Councilman George Cole said at the council’s Oct. 18 meeting that he had received a number of letters from constituents in recent weeks about rate increases from private sewer systems and their impacts on residents. Councilwoman Joan Deaver said she, too, had received similar letters from her constituents in the Lewes area.

“I’ve had a number of letters … and emails from people who said they very concerned and asking how can this happen and what can we do,” Cole said. “There’s not much we can do,” he added, noting that the County had granted sewer franchises to private companies in the past and now has no control over the issue in areas where those private companies provide service.

“I would like to invite the people who provide private sewer systems in this county … and have them explain to us why we’re seeing these rate increases,” Cole continued. “A lot of people say, ‘Why can’t you take it over?’ I’d like to get to the bottom of this, straighten it out and clear the air.”

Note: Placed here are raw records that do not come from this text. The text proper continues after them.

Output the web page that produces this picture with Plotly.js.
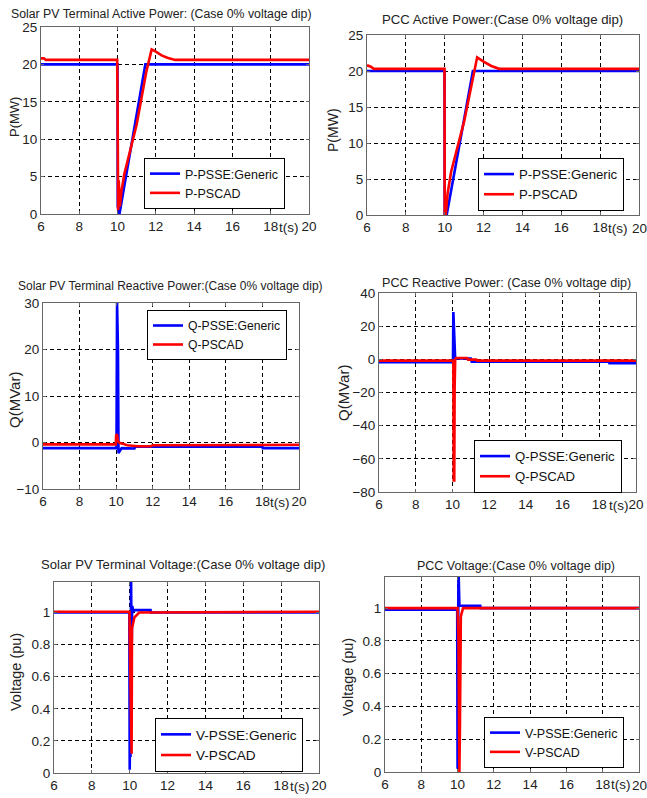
<!DOCTYPE html>
<html><head><meta charset="utf-8">
<script src="https://cdn.plot.ly/plotly-3.0.1.min.js"></script>
<style>html,body{margin:0;padding:0;background:#fff}#chart{width:647px;height:798px}</style>
</head><body><div id="chart"></div>
<script>
// ---------- data (time in s) ----------
// Plot 1: Solar PV terminal active power (MW)
const t1Psse = [6, 9.995, 10.0, 10.01, 10.1, 11.45, 20];
const p1Psse = [20, 20, 15, 1, 0, 20, 20];
const t1Pscad = [6, 6.15, 6.25, 9.98, 10.0, 10.03, 10.06, 10.12, 10.2, 10.35, 11.0, 11.5, 11.78, 12.0, 12.3, 12.6, 13.0, 20];
const p1Pscad = [20.8, 20.8, 20.6, 20.6, 15, 0.5, 4.5, 1, 3, 5.3, 12, 19, 22, 21.7, 21.2, 20.9, 20.6, 20.6];
// Plot 2: PCC active power (MW)
const t2Psse = [6, 9.99, 10.0, 10.1, 11.45, 20];
const p2Psse = [20, 20, 0, 0, 20, 20];
const t2Pscad = [6, 6.2, 6.35, 9.99, 10.0, 10.05, 10.15, 10.33, 11.0, 11.67, 12.0, 12.4, 12.8, 20];
const p2Pscad = [20.8, 20.6, 20.3, 20.3, 0, 0, 3, 6, 13, 21.9, 21.3, 20.7, 20.3, 20.3];
// Plot 3: Solar PV terminal reactive power (MVar)
const t3Psse = [6, 10.02, 10.05, 10.1, 10.13, 10.3, 11.0, 11.05, 18.0, 18.02, 20];
const q3Psse = [-1.2, -1.2, 30, 20, -2.3, -1.2, -1.3, -0.9, -0.9, -1.2, -1.2];
const t3Pscad = [6, 9.98, 10.0, 10.05, 10.1, 10.2, 10.4, 10.6, 11.2, 11.9, 12.0, 18, 20];
const q3Pscad = [-0.4, -0.4, 1.5, 1.8, 0.3, -0.1, -0.3, -0.6, -0.8, -0.8, -0.6, -0.6, -0.5];
// Plot 4: PCC reactive power (MVar)
const t4Psse = [6, 10.03, 10.05, 10.12, 10.15, 10.2, 11.0, 11.05, 18.5, 18.55, 20];
const q4Psse = [-1.8, -1.8, 28.5, 10, 0, 0.5, 0.5, -1.4, -1.4, -2.3, -2.3];
const t4Pscad = [6, 10.05, 10.07, 10.1, 10.12, 10.15, 10.2, 10.8, 10.85, 11.3, 11.35, 20];
const q4Pscad = [-0.8, -0.8, -73, -73, -17, 0, 0.8, 0.8, -0.2, -0.2, -0.8, -0.8];
// Plot 5: Solar PV terminal voltage (pu)
const t5Psse = [6, 9.98, 10.0, 10.02, 10.04, 10.07, 10.1, 10.13, 10.2, 10.3, 11.1, 11.12, 20];
const v5Psse = [1.0, 1.0, 0.02, 0.28, 0.1, 1.25, 0.73, 1.04, 1.01, 1.015, 1.015, 1.0, 1.0];
const t5Pscad = [6, 9.99, 10.0, 10.1, 10.12, 10.25, 10.5, 20];
const v5Pscad = [1.005, 1.005, 0.87, 0.12, 0.9, 0.97, 1.0, 1.005];
// Plot 6: PCC voltage (pu)
const t6Psse = [6, 9.98, 10.0, 10.05, 10.1, 11.25, 11.27, 20];
const v6Psse = [0.99, 0.99, 0.02, 1.25, 1.015, 1.015, 1.0, 1.0];
const t6Pscad = [6, 10.0, 10.05, 10.1, 10.13, 10.18, 10.3, 20];
const v6Pscad = [1.0, 1.0, 0.8, 0.0, 0.27, 0.95, 1.0, 1.0];

const xTickVals = [6, 8, 10, 12, 14, 16, 18, 20];
const titles = [
  "Solar PV Terminal Active Power: (Case 0% voltage dip)",
  "PCC Active Power:(Case 0% voltage dip)",
  "Solar PV Terminal Reactive Power:(Case 0% voltage dip)",
  "PCC Reactive Power: (Case 0% voltage dip)",
  "Solar PV Terminal Voltage:(Case 0% voltage dip)",
  "PCC Voltage:(Case 0% voltage dip)"
];
const yTitles = ["P(MW)", "P(MW)", "Q(MVar)", "Q(MVar)", "Voltage (pu)", "Voltage (pu)"];
const seriesNames = [
  ["P-PSSE:Generic", "P-PSCAD"], ["P-PSSE:Generic", "P-PSCAD"],
  ["Q-PSSE:Generic", "Q-PSCAD"], ["Q-PSSE:Generic", "Q-PSCAD"],
  ["V-PSSE:Generic", "V-PSCAD"], ["V-PSSE:Generic", "V-PSCAD"]
];

// ---------- layout geometry (pixels) ----------
const W = 647, H = 798;
const SANS = "Liberation Sans, Arial, sans-serif";
const boxes = [ // [left, right, top, bottom]
  [41, 309, 27, 214], [367, 639, 35, 215],
  [43, 299, 303, 489], [379, 636, 293, 492],
  [54, 319, 582, 773], [385, 639, 577, 772]
];
const edgeLabelAsText = [false, true, false, false, false, true]; // right-edge "20" drawn as text
const yRanges = [[0, 25], [0, 25], [-10, 30], [-80, 40], [0, 1.19], [0, 1.19]];
const yDticks = [5, 5, 10, 20, 0.2, 0.2];
const titlePos = [[161, 14], [503, 19], [170, 286], [506, 283], [183, 564], [516, 566]];
const titleSize = [12.3, 13.2, 12, 12.6, 13.1, 12.5];
const legendSize = [12.5, 13.2, 12.2, 13.2, 13.6, 12.5];
const yTitlePos = [[15, 117, 13], [333, 130, 14], [14, 400, 15], [344, 393, 15], [16, 672, 14.5], [348, 677, 14.5]];
const legendBox = [[144, 158], [478, 158], [147, 310], [474, 440], [155, 718], [484, 717]];
const tsX = [18.95, 18.9, 18.97, 19.1, 18.97, 19.0];

const data = [];
const series = [
  [t1Psse, p1Psse, t1Pscad, p1Pscad],
  [t2Psse, p2Psse, t2Pscad, p2Pscad],
  [t3Psse, q3Psse, t3Pscad, q3Pscad],
  [t4Psse, q4Psse, t4Pscad, q4Pscad],
  [t5Psse, v5Psse, t5Pscad, v5Pscad],
  [t6Psse, v6Psse, t6Pscad, v6Pscad]
];
const layout = {
  width: W, height: H, margin: {l: 0, r: 0, t: 0, b: 0},
  paper_bgcolor: "#fff", plot_bgcolor: "#fff", showlegend: true,
  annotations: []
};
const tickFont = {family: SANS, size: 13.5, color: "#222"};
series.forEach((s, i) => {
  const n = i + 1;
  const xa = n === 1 ? "x" : "x" + n, ya = n === 1 ? "y" : "y" + n;
  const lg = n === 1 ? "legend" : "legend" + n;
  data.push({x: s[0], y: s[1], type: "scatter", mode: "lines", name: seriesNames[i][0],
    line: {color: "#0000ff", width: 2.6}, xaxis: xa, yaxis: ya, legend: lg, legendgroup: "a" + n});
  data.push({x: s[2], y: s[3], type: "scatter", mode: "lines", name: seriesNames[i][1],
    line: {color: "#ff0000", width: 2.6}, xaxis: xa, yaxis: ya, legend: lg, legendgroup: "b" + n});
  const b = boxes[i];
  const axCommon = {showline: true, linecolor: "#666", linewidth: 1, mirror: "ticks",
    ticks: "inside", ticklen: 3, tickcolor: "#666", showgrid: true, gridcolor: "#000",
    griddash: "4px,3px", gridwidth: 1, zeroline: false, ticklabeloverflow: "allow",
    tickfont: tickFont};
  const tv = edgeLabelAsText[i] ? xTickVals.slice(0, -1) : xTickVals;
  layout[n === 1 ? "xaxis" : "xaxis" + n] = Object.assign({}, axCommon, {
    domain: [b[0] / W, b[1] / W], anchor: ya, range: [6, 20], tickvals: tv,
    ticktext: tv.map(String)});
  layout[n === 1 ? "yaxis" : "yaxis" + n] = Object.assign({}, axCommon, {
    domain: [1 - b[3] / H, 1 - b[2] / H], anchor: xa, range: yRanges[i], dtick: yDticks[i],
    tick0: 0});
  layout[lg] = {x: legendBox[i][0] / W, y: 1 - legendBox[i][1] / H, xanchor: "left", yanchor: "top",
    xref: "paper", yref: "paper", bgcolor: "#fff", bordercolor: "#000", borderwidth: 1,
    font: {family: SANS, size: legendSize[i], color: "#111"}, tracegroupgap: 2, traceorder: "normal"};
  layout.annotations.push({text: titles[i], xref: "paper", yref: "paper",
    x: titlePos[i][0] / W, y: 1 - titlePos[i][1] / H, xanchor: "center", yanchor: "middle",
    showarrow: false, font: {family: SANS, size: titleSize[i], color: "#222"}});
  layout.annotations.push({text: yTitles[i], xref: "paper", yref: "paper", textangle: -90,
    x: yTitlePos[i][0] / W, y: 1 - yTitlePos[i][1] / H, xanchor: "center", yanchor: "middle",
    showarrow: false, font: {family: SANS, size: yTitlePos[i][2], color: "#222"}});
  layout.annotations.push({text: "t(s)", xref: xa, yref: ya + " domain", x: tsX[i], y: 0,
    yshift: -13, xanchor: "center", yanchor: "middle", showarrow: false, font: tickFont});
  if (edgeLabelAsText[i]) {
    const last = xTickVals[xTickVals.length - 1];
    layout.annotations.push({text: String(last), xref: "paper", yref: "paper",
      x: b[1] / W, y: 1 - (b[3] + 13) / H, xanchor: "center", yanchor: "middle",
      showarrow: false, font: tickFont});
  }
});
Plotly.newPlot("chart", data, layout, {displayModeBar: false, staticPlot: true});
</script></body></html>
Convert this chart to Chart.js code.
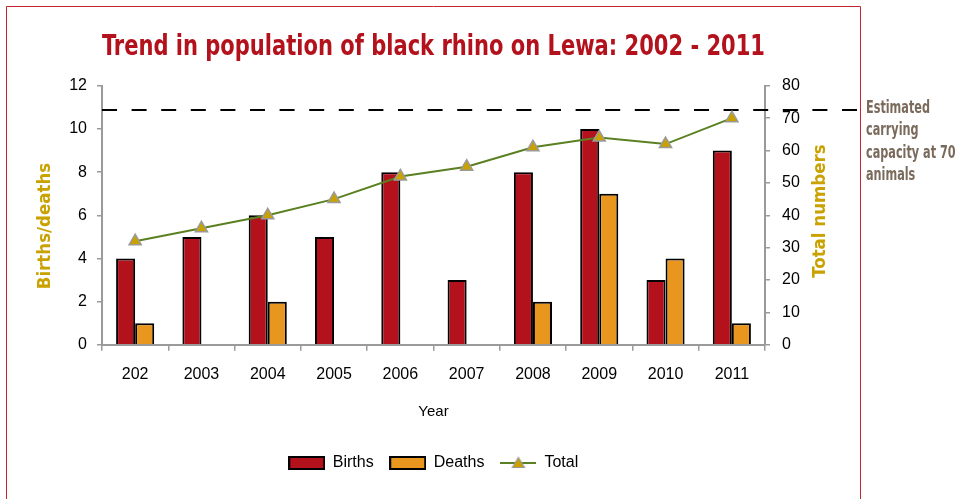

Cole said he’d also like the private companies to provide information on exactly what kinds of increases are being instituted and where the impacted customers are located.

“I don’t have the answers, and I think it would be helpful,” he said.

Deaver pointed out that regulation of private sewer systems and their rates happens at the state level, under the Public Service Commission. But Cole said he’d still like the county council to get involved, for the sake of constituents – and those who represent them.

“I would like to have this meeting for information for the council,” he said. “And I’d like to have it before the end of the year.”

“I tell them it’s probably because the development didn’t go like [developers] thought it would,” Cole said of what information he could provide to impacted property owners, noting that initial sewer rates are often based on projected sales and residency over a period of time. “People who bought into this are finding out they’re bearing the entire financial burden.”

Though he, too, agreed that the council does not have any control over rates charged by private sewer systems, County Engineer Mike Izzo said he could understand Cole’s desire to have such a meeting between County officials and the sewer companies. “Mr. Cole is proposing an information session. As long as the council doesn’t take any action … it just asks them to explain.”

Deaver noted that four or five communities in her district are being asked to pay rates as much as 90 percent above their current rates.

Outgoing County Administrator David Baker will be organizing the informational session on the issue. No date for the meeting has been announced.